Rebalancing often requires selling assets that have appreciated, which can result in realized capital gains. Effective management of capital gains is essential for increasing after-tax rates of return.

MANAGING CAPITAL GAINS

The objective of tax management is to control the timing and amounts of tax liabilities for the purpose of increasing after-tax returns. Taxes that can be deferred are deferred, and taxes that can be avoided are avoided. Some capital gains must be realized when most new accounts are opened and in subsequent rebalancing. Capital losses can offset some or all of these gains.

  • Individuals and corporations may use realized losses to offset realized gains either within or outside the account.
  • Individuals may carry forward a surplus of realized losses over realized gains in one year to offset realized gains in future years, and may carry forward these losses for unlimited time periods.
  • Corporations may carry forward a surplus of losses to offset future earnings for up to five years. Corporations may also carry backward a surplus of losses to reduce previous earnings for up to three years.

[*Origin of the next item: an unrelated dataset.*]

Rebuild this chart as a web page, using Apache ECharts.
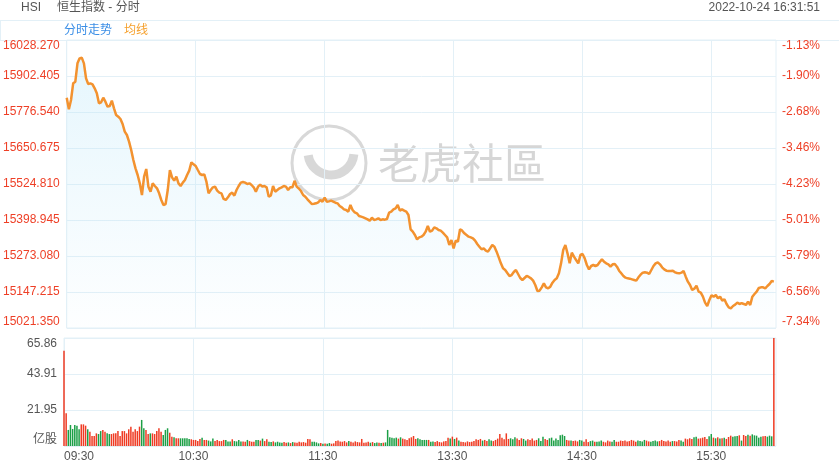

At any time, a broadly diversified portfolio contains unrealized losses. Whenever the tax savings of a potential loss are sufficiently greater than trading costs, the loss is recognized. Realized losses are inventoried to offset realized gains in the current or other applicable tax years.

The ability to generate a supply of capital losses is another advantage of diversification. In concentrated portfolios, few capital losses may be available for harvesting. This can make the tax costs of portfolio adjustments prohibitive and cause an investor to remain locked into a few stocks with large unrealized gains.

Realized losses within an account can be used to offset realized gains outside the account. Tax efficiency increases when Dimensional coordinates management of the account with any gains and losses outside the account.

Tax-lot accounting.

Tax-lot accounting manages capital-gains taxes. When a particular stock is purchased in multiple lots at different prices, each lot has its own cost basis. Whenever holdings are sold, the shares with the highest cost basis are sold first. This minimizes gains and maximizes losses, so tax liabilities are reduced. 

Trading costs erode returns and hinder the accumulation of wealth. Once a managed portfolio is in place, discretionary trades are carefully made only to rebalance and harvest capital losses. 

1 A thirty-one-day interval is used to avoid "wash sales" that nullify realized losses for tax purposes. On occasion, when large price changes occur within a thirty-one-day cycle, a separate account will be rebalanced immediately.